VENTINOVE(ヴェンティノーヴェ) 
群馬県利根郡川場村谷地2591-3 (土田酒造敷地内) 
29ventinove.com
東京・西荻窪「trattoria29」を建物の老朽化のため2020年に閉店後、
夫婦でシェフの実家のある群馬県に移住。新しいレストランの開店準備をしながら、
地元の豊かな食材を使った瓶詰めの料理「29 in bottiglia(ヴェンティノーベ イン ボッティーリア)を
ネットで販売し、毎回即完売の人気となる。
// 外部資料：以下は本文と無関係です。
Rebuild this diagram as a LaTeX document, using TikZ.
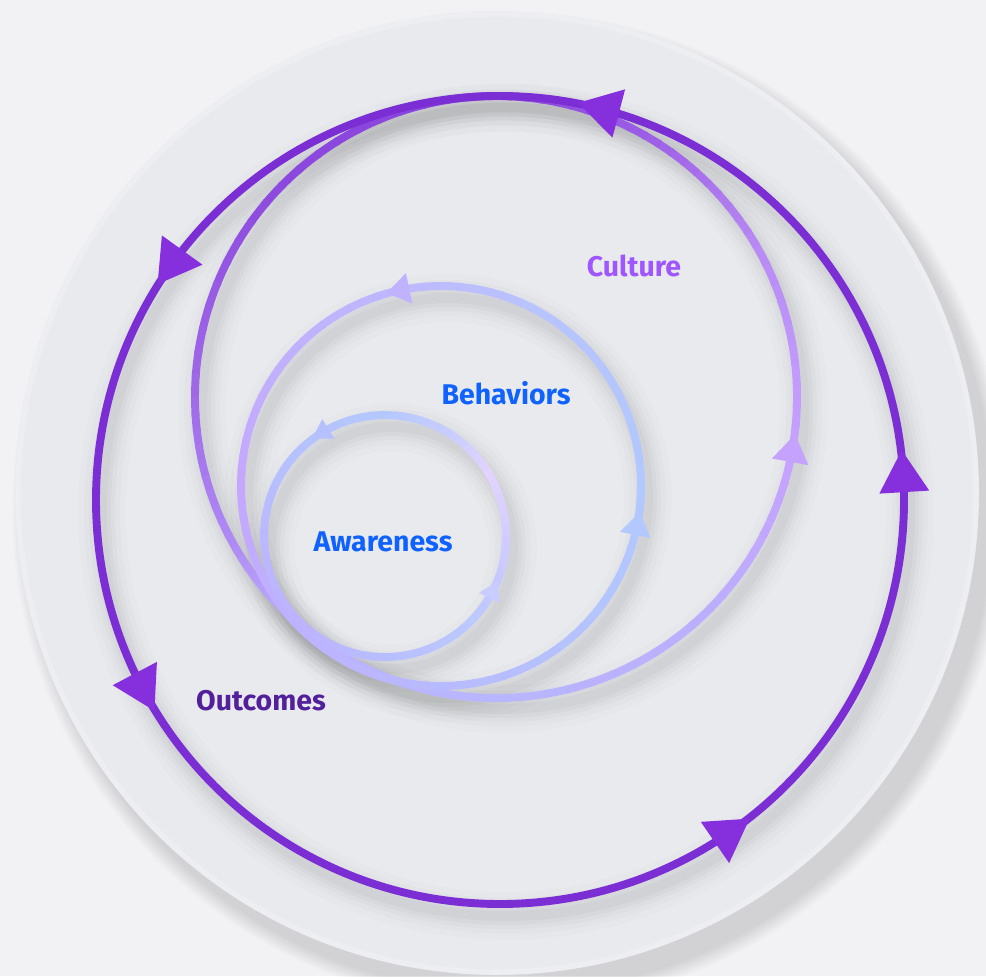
\documentclass[tikz,border=0pt]{standalone}
\usepackage{fontspec}
\setmainfont{Fira Sans}
\definecolor{bgout}{HTML}{F2F2F4}
\definecolor{plate}{HTML}{E9EAEE}
\definecolor{outerc}{HTML}{7B2ED4}
\definecolor{outerarr}{HTML}{8530DC}
\definecolor{txtblue}{HTML}{0F62FE}
\definecolor{txtculture}{HTML}{A056FF}
\definecolor{txtoutcome}{HTML}{52209A}
% awareness loop colours
\definecolor{aA}{HTML}{BDB2FF}\definecolor{aB}{HTML}{B8BEFF}\definecolor{aC}{HTML}{BCCAFF}
\definecolor{aD}{HTML}{C8C8FF}\definecolor{aE}{HTML}{E2D4FF}\definecolor{aF}{HTML}{C8CCFF}
\definecolor{aG}{HTML}{B4C8FF}\definecolor{aH}{HTML}{B6C0FF}\definecolor{aI}{HTML}{BCB8FF}
% behaviors loop colours
\definecolor{bA}{HTML}{BEB2FF}\definecolor{bB}{HTML}{B8BAFF}\definecolor{bC}{HTML}{B4C4FF}
\definecolor{bD}{HTML}{B2C8FF}\definecolor{bE}{HTML}{B8C4FF}\definecolor{bF}{HTML}{BCBCFF}
\definecolor{bG}{HTML}{C0B2FF}\definecolor{bH}{HTML}{C4A8FF}
% culture loop colours
\definecolor{cA}{HTML}{BCB2FF}\definecolor{cB}{HTML}{B8B6FF}\definecolor{cC}{HTML}{BCAEFF}
\definecolor{cD}{HTML}{C6A2FF}\definecolor{cE}{HTML}{B88AF4}\definecolor{cF}{HTML}{9C5EE6}
\definecolor{cG}{HTML}{8844DC}\definecolor{cH}{HTML}{8C48DE}\definecolor{cI}{HTML}{A06AE8}
\definecolor{cJ}{HTML}{B08CF6}

% arc of a circle (pixel units) whose colour runs from #6 to #7
\newcommand\gradarc[7]{%
  \foreach \k in {0,...,9}{%
    \pgfmathsetmacro\ta{#4+(#5-#4)*\k/10}%
    \pgfmathsetmacro\tb{#4+(#5-#4)*(\k+1)/10+((#5>#4)?0.7:-0.7)}%
    \pgfmathtruncatemacro\mix{round(100*(\k+0.5)/10)}%
    \draw[loopline, color=#7!\mix!#6] ({#1+#3*cos(\ta)},{#2+#3*sin(\ta)})
      arc[start angle=\ta, end angle=\tb, radius=#3];
  }}

% triangular arrowhead on a circle, pointing in the direction of travel
\newcommand\arrowat[7]{%
  \pgfmathsetmacro\ax{#1+#3*cos(#4)}%
  \pgfmathsetmacro\ay{#2+#3*sin(#4)}%
  \pgfmathsetmacro\tx{sin(#4)}%
  \pgfmathsetmacro\ty{-cos(#4)}%
  \pgfmathsetmacro\nx{cos(#4)}%
  \pgfmathsetmacro\ny{sin(#4)}%
  \fill[#7] ({\ax+0.6*#5*\tx},{\ay+0.6*#5*\ty})
    -- ({\ax-0.4*#5*\tx+0.5*#6*\nx},{\ay-0.4*#5*\ty+0.5*#6*\ny})
    -- ({\ax-0.4*#5*\tx-0.5*#6*\nx},{\ay-0.4*#5*\ty-0.5*#6*\ny}) -- cycle;}

% soft shadow following a ring
\newcommand\ringshadow[3]{%
  \foreach \w/\o in {48/0.012,36/0.016,26/0.02,18/0.024,10/0.028}{%
    \draw[black, opacity=\o, line width=\w*0.567pt] (#1,#2) circle[radius=#3];}}

\tikzset{
  loopline/.style={line width=4.5pt, line cap=butt},
  label/.style={font=\bfseries\fontsize{16.2}{19}\selectfont, inner sep=0pt}
}

\begin{document}
\begin{tikzpicture}[x=0.02cm,y=-0.02cm]
\useasboundingbox (0,0) rectangle (986,976);
\fill[bgout] (0,0) rectangle (986,976);

% plate with its drop shadow
\foreach \k in {0,...,15}{
  \fill[black, opacity=0.009] (510,510) circle[radius=482+16-\k];}
\fill[plate] (497,493) circle[radius=482];
\draw[white, opacity=0.22, line width=3pt] (497,493) circle[radius=479];

% shadows of the rings
\ringshadow{506}{512}{404}
\ringshadow{503}{408}{301}
\ringshadow{448}{498}{200}
\ringshadow{392}{548}{121}

% culture loop
\gradarc{496}{397}{301}{130}{90}{cA}{cB}
\gradarc{496}{397}{301}{90}{45}{cB}{cC}
\gradarc{496}{397}{301}{45}{10}{cC}{cD}
\gradarc{496}{397}{301}{10}{-30}{cD}{cE}
\gradarc{496}{397}{301}{-30}{-60}{cE}{cF}
\gradarc{496}{397}{301}{-60}{-90}{cF}{cG}
\gradarc{496}{397}{301}{-90}{-135}{cG}{cH}
\gradarc{496}{397}{301}{-135}{-180}{cH}{cI}
\gradarc{496}{397}{301}{-180}{-210}{cI}{cJ}
\gradarc{496}{397}{301}{-210}{-230}{cJ}{cA}

% outcomes loop
\draw[outerc, line width=4.5pt] (500,500) circle[radius=404];

% behaviors loop
\gradarc{441}{486}{200}{135}{90}{bA}{bB}
\gradarc{441}{486}{200}{90}{45}{bB}{bC}
\gradarc{441}{486}{200}{45}{0}{bC}{bD}
\gradarc{441}{486}{200}{0}{-60}{bD}{bE}
\gradarc{441}{486}{200}{-60}{-90}{bE}{bF}
\gradarc{441}{486}{200}{-90}{-135}{bF}{bG}
\gradarc{441}{486}{200}{-135}{-180}{bG}{bH}
\gradarc{441}{486}{200}{-180}{-225}{bH}{bA}

% awareness loop
\gradarc{385}{536}{121}{135}{90}{aA}{aB}
\gradarc{385}{536}{121}{90}{45}{aB}{aC}
\gradarc{385}{536}{121}{45}{20}{aC}{aD}
\gradarc{385}{536}{121}{20}{-30}{aD}{aE}
\gradarc{385}{536}{121}{-30}{-60}{aE}{aF}
\gradarc{385}{536}{121}{-60}{-90}{aF}{aG}
\gradarc{385}{536}{121}{-90}{-150}{aG}{aH}
\gradarc{385}{536}{121}{-150}{-180}{aH}{aI}
\gradarc{385}{536}{121}{-180}{-225}{aI}{aA}

% arrowheads
\arrowat{500}{500}{404}{284.7}{42}{50}{outerarr}
\arrowat{500}{500}{404}{215.8}{42}{50}{outerarr}
\arrowat{500}{500}{404}{152.2}{42}{50}{outerarr}
\arrowat{500}{500}{404}{55.5}{42}{50}{outerarr}
\arrowat{500}{500}{404}{356.5}{42}{50}{outerarr}
\arrowat{496}{397}{301}{10.3}{28}{37}{cD}
\arrowat{441}{486}{200}{258.2}{23}{31}{bG}
\arrowat{441}{486}{200}{11.5}{23}{31}{bD}
\arrowat{385}{536}{121}{238.5}{19}{23}{aH}
\arrowat{385}{536}{121}{27.2}{19}{23}{aF}

% labels
\node[label, text=txtculture] (culture) at (634,266) {Culture};
\node[label, text=txtblue] (behaviors) at (506,393) {Behaviors};
\node[label, text=txtblue] (awareness) at (383,542) {Awareness};
\node[label, text=txtoutcome] (outcomes) at (261,701) {Outcomes};
\end{tikzpicture}
\end{document}
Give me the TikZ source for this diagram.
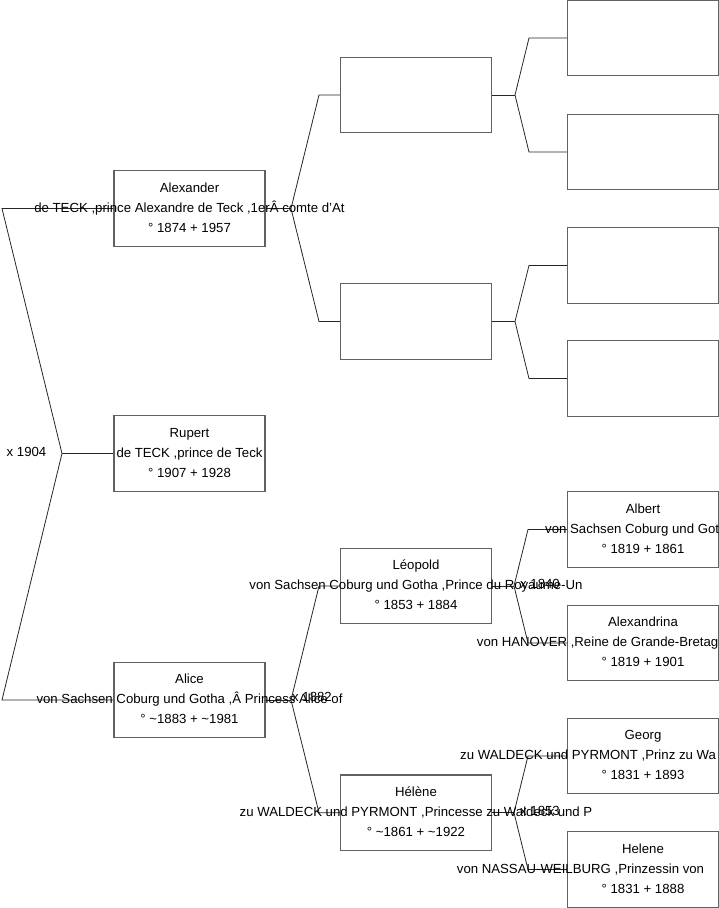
\documentclass[tikz,border=0pt]{standalone}
\usepackage{fontspec}
\setmainfont{Liberation Sans}
\usetikzlibrary{calc}
\tikzset{
  box/.style={draw=black!62, line width=1.1pt, minimum width=151pt, minimum height=75.5pt, inner sep=0pt},
  conn/.style={draw=black!85, line width=0.8pt},
  txt/.style={inner sep=0pt, text height=9.4pt, text depth=0pt, font=\fontsize{13.2}{15}\selectfont},
  lbl/.style={txt}
}
\newcommand{\person}[4]{% box, name, second, dates
  \node[txt] (#1n) at ($(#1.center)+(0,-21)$) {#2};
  \node[txt] (#1s) at ($(#1.center)+(0,-1)$) {#3};
  \node[txt] (#1d) at ($(#1.center)+(0,19)$) {#4};
}
\begin{document}
\begin{tikzpicture}[x=1pt,y=-1pt]
\useasboundingbox (0,0) rectangle (719,908);
\clip (0,0) rectangle (719,908);
% boxes
\node[box] (alex) at (189.5,208.5) {};
\node[box] (rupert) at (189.5,453.5) {};
\node[box] (alice) at (189.5,700) {};
\node[box] (ga) at (416,95) {};
\node[box] (gb) at (416,321.5) {};
\node[box] (leo) at (416,586) {};
\node[box] (hel) at (416,812.7) {};
\node[box] (h1) at (643,38) {};
\node[box] (h2) at (643,152) {};
\node[box] (h3) at (643,265.5) {};
\node[box] (h4) at (643,378.5) {};
\node[box] (albert) at (643,529.5) {};
\node[box] (alexa) at (643,643) {};
\node[box] (georg) at (643,756) {};
\node[box] (helene) at (643,869.5) {};
% left bracket
\coordinate (v0) at (62,453.5);
\coordinate (t0) at (2,208.5);
\coordinate (b0) at (2,700);
\draw[conn] (alex.west) -- (t0) -- (v0) -- (b0) -- (alice.west);
\draw[conn] (v0) -- (rupert.west);
% col1 -> col2 brackets
\coordinate (va) at (291,208.5);
\draw[conn] (alex.east) -- (va);
\draw[conn] (ga.west) -- (319,95) -- (va) -- (319,321.5) -- (gb.west);
\coordinate (vb) at (291,700);
\draw[conn] (alice.east) -- (vb);
\draw[conn] (leo.west) -- (319,586) -- (vb) -- (319,812.7) -- (hel.west);
% col2 -> col3 brackets
\coordinate (vc) at (515,95);
\draw[conn] (ga.east) -- (vc);
\draw[conn] (h1.west) -- (529,38) -- (vc) -- (529,152) -- (h2.west);
\coordinate (vd) at (515,321.5);
\draw[conn] (gb.east) -- (vd);
\draw[conn] (h3.west) -- (529,265.5) -- (vd) -- (529,378.5) -- (h4.west);
\coordinate (ve) at (514,586);
\draw[conn] (leo.east) -- (ve);
\draw[conn] (albert.west) -- (528,529.5) -- (ve) -- (528,643) -- (alexa.west);
\coordinate (vf) at (514,812.7);
\draw[conn] (hel.east) -- (vf);
\draw[conn] (georg.west) -- (528,756) -- (vf) -- (528,869.5) -- (helene.west);
% texts
\person{alex}{Alexander}{de TECK ,prince Alexandre de Teck ,1erÂ comte d'At}{° 1874 + 1957}
\person{rupert}{Rupert}{de TECK ,prince de Teck}{° 1907 + 1928}
\person{alice}{Alice}{von Sachsen Coburg und Gotha ,Â Princess Alice of}{° \textasciitilde1883 + \textasciitilde1981}
\person{leo}{Léopold}{von Sachsen Coburg und Gotha ,Prince du Royaume-Un}{° 1853 + 1884}
\person{hel}{Hélène}{zu WALDECK und PYRMONT ,Princesse zu Waldeck und P}{° \textasciitilde1861 + \textasciitilde1922}
% rows cut by the right edge
\node[txt] (albertn) at ($(albert.center)+(0,-21)$) {Albert};
\node[txt, anchor=west] (alberts) at (545,528.5) {von Sachsen Coburg und Got};
\node[txt] (albertd) at ($(albert.center)+(0,19)$) {° 1819 + 1861};
\node[txt] (alexan) at ($(alexa.center)+(0,-21)$) {Alexandrina};
\node[txt, anchor=west] (alexas) at (476.7,642) {von HANOVER ,Reine de Grande-Bretag};
\node[txt] (alexad) at ($(alexa.center)+(0,19)$) {° 1819 + 1901};
\node[txt] (georgn) at ($(georg.center)+(0,-21)$) {Georg};
\node[txt, anchor=west] (georgs) at (460,755) {zu WALDECK und PYRMONT ,Prinz zu Wa};
\node[txt] (georgd) at ($(georg.center)+(0,19)$) {° 1831 + 1893};
\node[txt] (helenen) at ($(helene.center)+(0,-21)$) {Helene};
\node[txt, anchor=west] (helenes) at (456.7,868.5) {von NASSAU-WEILBURG ,Prinzessin von};
\node[txt] (helened) at ($(helene.center)+(0,19)$) {° 1831 + 1888};
% marriage labels
\node[lbl] (m0) at (26.5,451.5) {x 1904};
\node[lbl] (m1) at (312,697) {x 1882};
\node[lbl] (m2) at (540,584) {x 1840};
\node[lbl] (m3) at (540,810.5) {x 1853};
\end{tikzpicture}
\end{document}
この瓶詰め料理の創作により、
地の食文化、農産物、作り手といっそう深く向き合うことになった経験が、VENTINOVEの料理を
〝川場村のモダンなイタリアン〟たらしめている。レストランの近くには日帰り温泉や、
地元の野菜やチーズやシードルを買える大型道の駅「田園プラザ」があり、楽しみどころ満載。